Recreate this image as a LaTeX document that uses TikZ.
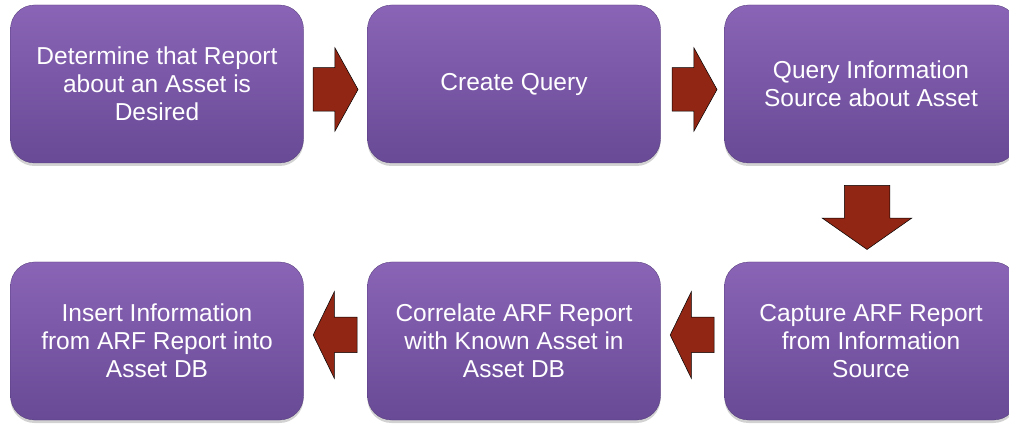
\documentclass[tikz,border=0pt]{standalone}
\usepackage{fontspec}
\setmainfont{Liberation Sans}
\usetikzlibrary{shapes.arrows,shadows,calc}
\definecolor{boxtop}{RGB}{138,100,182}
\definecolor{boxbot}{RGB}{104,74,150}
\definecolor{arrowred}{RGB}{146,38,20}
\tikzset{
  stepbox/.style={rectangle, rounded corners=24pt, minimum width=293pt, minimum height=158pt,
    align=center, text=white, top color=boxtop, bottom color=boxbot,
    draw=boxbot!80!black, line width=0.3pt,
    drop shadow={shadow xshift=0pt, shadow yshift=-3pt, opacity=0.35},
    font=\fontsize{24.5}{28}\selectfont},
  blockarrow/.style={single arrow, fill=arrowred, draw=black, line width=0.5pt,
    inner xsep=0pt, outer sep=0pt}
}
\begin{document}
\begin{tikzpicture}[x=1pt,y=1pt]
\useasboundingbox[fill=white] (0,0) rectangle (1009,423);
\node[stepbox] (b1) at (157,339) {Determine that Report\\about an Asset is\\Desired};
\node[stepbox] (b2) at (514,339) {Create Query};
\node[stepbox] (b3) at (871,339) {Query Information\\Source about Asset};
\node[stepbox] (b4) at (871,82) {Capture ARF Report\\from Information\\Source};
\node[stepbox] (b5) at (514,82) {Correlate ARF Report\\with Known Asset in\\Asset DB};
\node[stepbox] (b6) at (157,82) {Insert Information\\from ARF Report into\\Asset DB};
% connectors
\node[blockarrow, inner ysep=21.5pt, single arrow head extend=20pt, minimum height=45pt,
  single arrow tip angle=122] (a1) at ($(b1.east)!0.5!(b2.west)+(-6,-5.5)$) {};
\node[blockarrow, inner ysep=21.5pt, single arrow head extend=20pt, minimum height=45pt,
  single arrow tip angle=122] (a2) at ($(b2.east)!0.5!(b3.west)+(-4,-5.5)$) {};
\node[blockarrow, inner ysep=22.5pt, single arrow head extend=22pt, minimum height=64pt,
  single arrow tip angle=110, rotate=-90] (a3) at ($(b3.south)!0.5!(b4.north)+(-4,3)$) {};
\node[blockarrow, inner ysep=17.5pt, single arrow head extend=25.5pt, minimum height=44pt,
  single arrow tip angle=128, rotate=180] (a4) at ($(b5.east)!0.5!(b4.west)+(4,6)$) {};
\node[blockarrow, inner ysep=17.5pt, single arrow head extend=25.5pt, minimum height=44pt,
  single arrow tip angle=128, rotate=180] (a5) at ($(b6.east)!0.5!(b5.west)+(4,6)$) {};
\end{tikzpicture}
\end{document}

◆ ◆ ◆ ◆ ◆

Copy the material exactly. Do not include the pictures.

Recreate this image as a LaTeX document that uses TikZ.
\documentclass[tikz,border=0pt]{standalone}
\usepackage{fontspec}
\setmainfont{Liberation Sans}
\usetikzlibrary{shapes.arrows,shadows,calc}
\definecolor{boxtop}{RGB}{138,100,182}
\definecolor{boxbot}{RGB}{104,74,150}
\definecolor{arrowred}{RGB}{146,38,20}
\tikzset{
  stepbox/.style={rectangle, rounded corners=24pt, minimum width=293pt, minimum height=158pt,
    align=center, text=white, top color=boxtop, bottom color=boxbot,
    draw=boxbot!80!black, line width=0.3pt,
    drop shadow={shadow xshift=0pt, shadow yshift=-3pt, opacity=0.35},
    font=\fontsize{24.5}{28}\selectfont},
  blockarrow/.style={single arrow, fill=arrowred, draw=black, line width=0.5pt,
    inner xsep=0pt, outer sep=0pt}
}
\begin{document}
\begin{tikzpicture}[x=1pt,y=1pt]
\useasboundingbox[fill=white] (0,0) rectangle (1009,423);
\node[stepbox] (b1) at (157,339) {Determine that Report\\about an Asset is\\Desired};
\node[stepbox] (b2) at (514,339) {Create Query};
\node[stepbox] (b3) at (871,339) {Query Information\\Source about Asset};
\node[stepbox] (b4) at (871,82) {Capture ARF Report\\from Information\\Source};
\node[stepbox] (b5) at (514,82) {Correlate ARF Report\\with Known Asset in\\Asset DB};
\node[stepbox] (b6) at (157,82) {Insert Information\\from ARF Report into\\Asset DB};
% connectors
\node[blockarrow, inner ysep=21.5pt, single arrow head extend=20pt, minimum height=45pt,
  single arrow tip angle=122] (a1) at ($(b1.east)!0.5!(b2.west)+(-6,-5.5)$) {};
\node[blockarrow, inner ysep=21.5pt, single arrow head extend=20pt, minimum height=45pt,
  single arrow tip angle=122] (a2) at ($(b2.east)!0.5!(b3.west)+(-4,-5.5)$) {};
\node[blockarrow, inner ysep=22.5pt, single arrow head extend=22pt, minimum height=64pt,
  single arrow tip angle=110, rotate=-90] (a3) at ($(b3.south)!0.5!(b4.north)+(-4,3)$) {};
\node[blockarrow, inner ysep=17.5pt, single arrow head extend=25.5pt, minimum height=44pt,
  single arrow tip angle=128, rotate=180] (a4) at ($(b5.east)!0.5!(b4.west)+(4,6)$) {};
\node[blockarrow, inner ysep=17.5pt, single arrow head extend=25.5pt, minimum height=44pt,
  single arrow tip angle=128, rotate=180] (a5) at ($(b6.east)!0.5!(b5.west)+(4,6)$) {};
\end{tikzpicture}
\end{document}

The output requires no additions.